Under the new law, Group 2 members will have to work longer to receive full benefits. The change increases the years of service from 20 to 25 and raises retirement age from 45 to 52.5. Group 1 members can retire with full benefits after 30 years of service, but the retirement age has been raised from 60 to 65 years old.
The changes also took a stab at addressing “double dipping,” whereby a worker retires and collects a pension and then takes another government position.
The first change limits the number of hours a retiree may work without having to rejoin the system and stop collecting a pension. The law restricts the part-time work to 32 hours a week, or 1,300 hours a year provided it is not within a continuous five-month period.
For example, the town of Brookline hired retired state police Officer William Quigley III to be a part-time police chief. That allowed Quigley to continue to collect his pension without him or the town contributing to the retirement system. Under the new law, if Quigley worked more than 32 hours, he would have to give up his pension and again contribute to the system, as would the town.

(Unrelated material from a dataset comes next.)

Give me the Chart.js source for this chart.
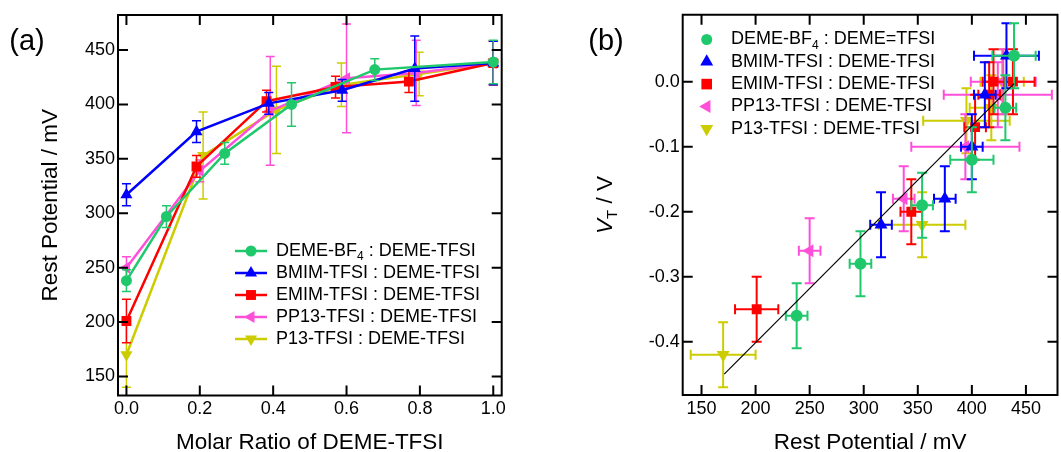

Another change requires unclassified state workers — mostly commissioners, deputy or assistant commissioners and division heads — who receive a pension from the state retirement system and take a position after July 1 to become contributing members to the system again and to stop receiving a pension.
A retiree in an unclassified position before July 1 continues to be exempt from the new provision. For example, Corrections Commissioner William Wrenn receives a pension after retiring as a police officer, including his years as Hampton police chief.
Without the exemption under the new law, he would have to discontinue his pension and rejoin the system. However, because he was appointed before July 1, he can continue to receive his pension and also collect his salary as commissioner without rejoining the retirement system.